Chicago-based Bcom3 Group added a rather unique flavor to the menu when it launched a new multicultural marketing network in October: a shop specializing in marketing to gays.

To round out Pangea, an assortment of agencies dedicated to ethnic marketing, Bcom3 acquired a 20-percent stake in Double Platinum, a New York-City based shop founded earlier this year by advertising veterans Stephanie Blackwood and Arthur Korant.

The Pangea stable also features Hispanic shops Bromley Communications, San Antonio, and Lapiz, Chicago; African-American specialist Vigilante, New York City; and New-A, Inc., New York City, an agency group focused on Asian-Americans.

Participating agencies will continue to function as individual entities, but will be available collectively to clients needing a broader package.

Rich Enough

One reason gay consumers have been popular with advertisers is the belief that many reside in affluent, two-salary households which have more disposable income than do most heterosexual couples with children. And some marketers have extended that perception to the entire gay community.

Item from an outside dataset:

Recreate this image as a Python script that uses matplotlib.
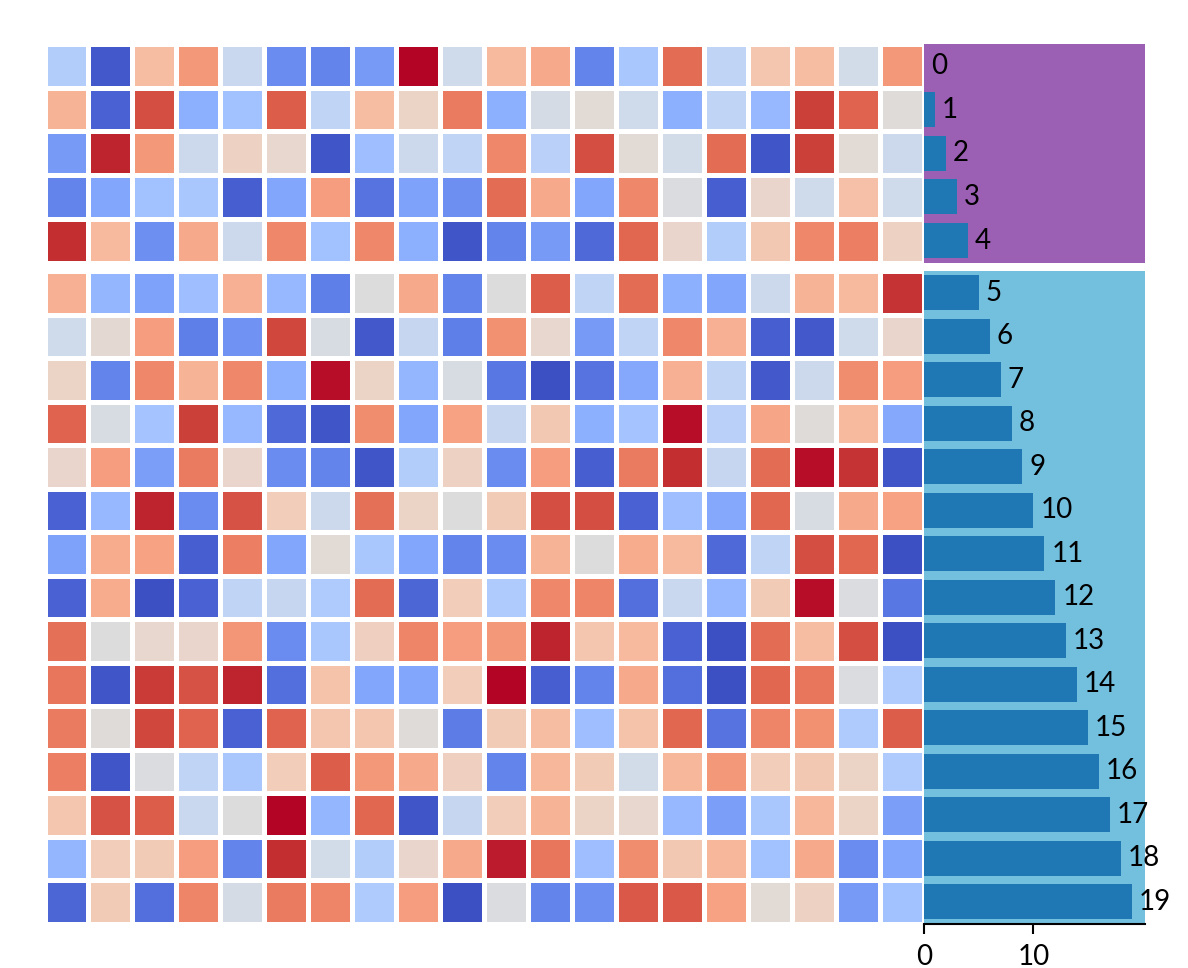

The Institute for Gay and Lesbian Studies, Amherst, MA, says the misconception does more harm than good, and not only because it provides a misleading profile to marketers: Right-wing groups are using this perceived affluence to contend that there is no societal bias against homosexuals, and therefore no need for special protection of gay rights.

The Institute contends that the urban legend was created in large part because early data on gay consumers was derived substantially from the subscription lists of gay publications. (As a rule, magazine subscribers tend to skew wealthier than the average citizen.) More recently, online surveys have been using self-selected samples of affluent gays rather than obtaining random samples, the Institute suggests.

In reality, gay men tend to earn slightly less than heterosexual men, while gay women tend to earn slightly more than heterosexual women, according to Witeck-Combs, Washington, DC.